Another more colourful description involves a city square surrounded by taverns. Drunks leave the taverns and stagger randomly around the square until they finally trip over one their insensate companions at which time, lulled by the sounds of peaceful snoring, they lie down and fall asleep. The tendril like structure is an aerial view of the sleeping crowd in the morning.

There are a number of ways of simulating this process by computer, perhaps the most common is to start with a white image except for a single black pixel in the center. New points are introduced at the borders and randomly (approximation of Brownian motion) walk until they are close enough to stick to an existing black pixel. A typical example of this is shown below in figure 1. If a point, during its random walk, approaches an edge of the image there are two strategies. The point either bounces off the edge or the image is toroidally bound (a point moving off the left edge enters on the right, a point moving off the right edge enters on the left, similarly for top and bottom). In general new points can be seeded anywhere in the image area, not just around the border without any significant visual difference.


Figure 1. Point attractor

Another attractor geometry is a line, see figure 2. In this case the bottom row of pixels are initially black and new points enter from the top. The image is normally horizontally circular, that is, points move off the left appear on the right and visa-versa.


Figure 2. Line attractor

Figure 3 shows a box attractor, new points enter in the interior (the center of the image say). The source code supplied here generates the forms by a rather brute force method which is hardly the most efficient. A common efficiency measure is to start the new particles within a certain range of the current structure and abandon them if they move outside some other range.

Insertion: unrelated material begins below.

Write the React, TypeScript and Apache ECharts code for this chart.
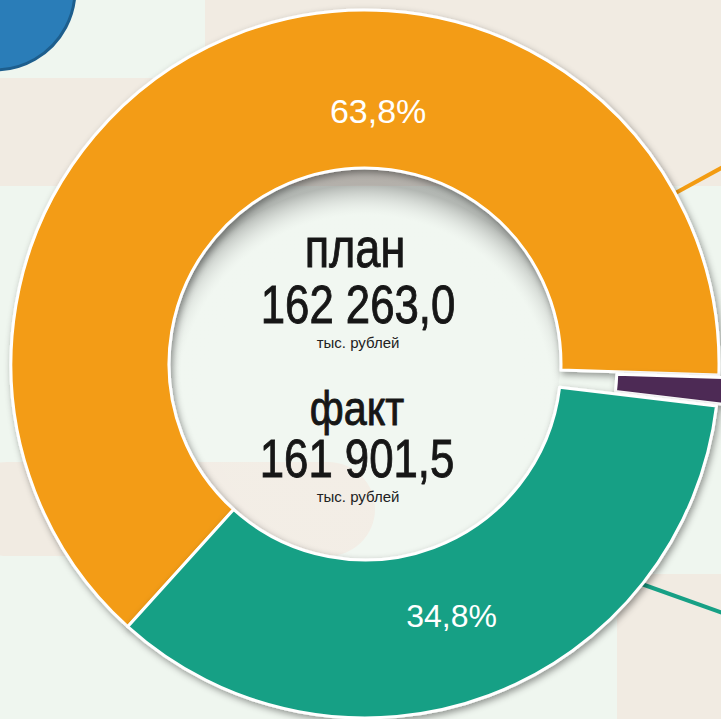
import React, { useEffect, useRef } from "react";
import * as echarts from "echarts";

const categories = ["Категория 1", "Категория 2", "Категория 3"];
const shares = [63.8, 1.4, 34.8];
const sliceColors = ["#f39c12", "#4e2a55", "#17a085"];
const explodedIndex = 1;
const planLabel = "план";
const planValue = "162 263,0";
const factLabel = "факт";
const factValue = "161 901,5";
const unitLabel = "тыс. рублей";

const FONT = "'Liberation Sans', Arial, sans-serif";
const BEIGE = "#f1ebe2";
const GREEN = "#eff6ef";
const INK = "#161616";

function bigText(text: string, x: number, y: number, size: number, sx: number) {
  return {
    type: "text", z: 3, x, y, scaleX: sx,
    style: { text, font: `${size}px ${FONT}`, fill: INK, stroke: INK, lineWidth: 0.9, align: "center", verticalAlign: "middle" },
  };
}

export default function App() {
  const ref = useRef<HTMLDivElement>(null);
  useEffect(() => {
    if (!ref.current) return;
    const chart = echarts.init(ref.current, undefined, { renderer: "svg" });
    const cx = 365;
    const cy = 364;
    const option: any = {
      animation: false,
      backgroundColor: BEIGE,
      graphic: [
        { type: "rect", z: 0, shape: { x: -40, y: -40, width: 245, height: 118, r: 30 }, style: { fill: GREEN } },
        { type: "rect", z: 0, shape: { x: -40, y: 186, width: 800, height: 388 }, style: { fill: GREEN } },
        { type: "rect", z: 0, shape: { x: -40, y: 462, width: 415, height: 94, r: 50 }, style: { fill: BEIGE } },
        { type: "rect", z: 0, shape: { x: -40, y: 556, width: 657, height: 220, r: 45 }, style: { fill: GREEN } },
        { type: "circle", z: 1, shape: { cx: -5, cy: -10, r: 80 }, style: { fill: "#2a7db8", stroke: "#1d5e8d", lineWidth: 3 } },
        { type: "line", z: 1, shape: { x1: 670, y1: 196, x2: 745, y2: 155 }, style: { stroke: sliceColors[0], lineWidth: 4 } },
        { type: "line", z: 1, shape: { x1: 636, y1: 582, x2: 745, y2: 621 }, style: { stroke: sliceColors[2], lineWidth: 4 } },
        {
          type: "circle", z: 1, shape: { cx, cy, r: 195 },
          style: {
            fill: {
              type: "radial", x: 0.5, y: 0.6, r: 0.56,
              colorStops: [
                { offset: 0, color: "rgba(255,255,255,0.15)" },
                { offset: 0.86, color: "rgba(255,255,255,0.12)" },
                { offset: 1, color: "rgba(80,80,80,0.38)" },
              ],
            },
          },
        },
        bigText(planLabel, 355, 248, 55, 0.82),
        bigText(planValue, 358, 304, 54, 0.81),
        { type: "text", z: 3, x: 358, y: 342, style: { text: unitLabel, font: `15px ${FONT}`, fill: "#222", align: "center", verticalAlign: "middle" } },
        bigText(factLabel, 357, 408, 48, 0.86),
        bigText(factValue, 357, 458, 54, 0.81),
        { type: "text", z: 3, x: 358, y: 496, style: { text: unitLabel, font: `15px ${FONT}`, fill: "#222", align: "center", verticalAlign: "middle" } },
      ],
      series: [
        {
          type: "pie",
          center: [cx, cy],
          radius: [196, 354],
          startAngle: 227.9,
          clockwise: true,
          selectedMode: "single",
          selectedOffset: 56,
          avoidLabelOverlap: false,
          itemStyle: {
            borderColor: "#ffffff",
            borderWidth: 3,
            shadowBlur: 7,
            shadowColor: "rgba(0,0,0,0.4)",
            shadowOffsetX: 2,
            shadowOffsetY: 3,
          },
          label: {
            show: true,
            position: "inside",
            color: "#ffffff",
            fontFamily: FONT,
            fontSize: 34,
            formatter: (p: any) => p.value.toFixed(1).replace(".", ",") + "%",
          },
          labelLine: { show: false },
          labelLayout: (p: any) => (p.dataIndex === 0 ? { dx: 122, dy: 3 } : p.dataIndex === 2 ? { dx: -11, dy: -8 } : {}),
          emphasis: { disabled: true },
          data: shares.map((v, i) => ({
            name: categories[i],
            value: v,
            selected: i === explodedIndex,
            itemStyle: { color: sliceColors[i] },
            label: i === explodedIndex ? { show: false } : i === 2 ? { fontSize: 32 } : {},
          })),
        },
      ],
    };
    chart.setOption(option);
    return () => chart.dispose();
  }, []);
  return <div ref={ref} style={{ position: "fixed", left: 0, top: 0, width: 721, height: 719 }} />;
}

Figure 3. Rectangle attractor

There are a number of ways of adding colour, figure 4 has a circular seed region (toroidal bounds) and the particles are coloured by the order in which they were introduced.


Figure 4. Circular attractor


Figure 5. Internal circular attractor

Another variation is to vary the so called "stickiness". In all the above example if the wandering particle struck part of the existing structure it always stuck (stickiness = 1). This can be modified by introducing a probability of sticking, the general result is to make the form more hairy and solid.


Figure 6. Stickines = 0.2


Figure 7. Stickines = 0.05


Figure 8. Stickines = 0.01

Using spheres of decreasing radius



Diffusion Limited Aggregation
(DLA) in 3D

Written by Paul Bourke
January 2004


See also: Constrained Diffusion Limited Aggregation in 3 Dimensions
Computers and Graphics, Volume 30, Issue 4 , August 2006, Pages 646-649


Buy software for Mac OSX


The following are examples of growth in three dimensions based upon the same principles as diffusion limited aggregation, normally performed in two dimensions. The basic principle involves a particle that moves around randomly until it gets close to part of the existing structure, at which point it sticks and becomes part of the structure. The process is started with a seeding structure, normally a single point, and continues until the structure reaches a desired size.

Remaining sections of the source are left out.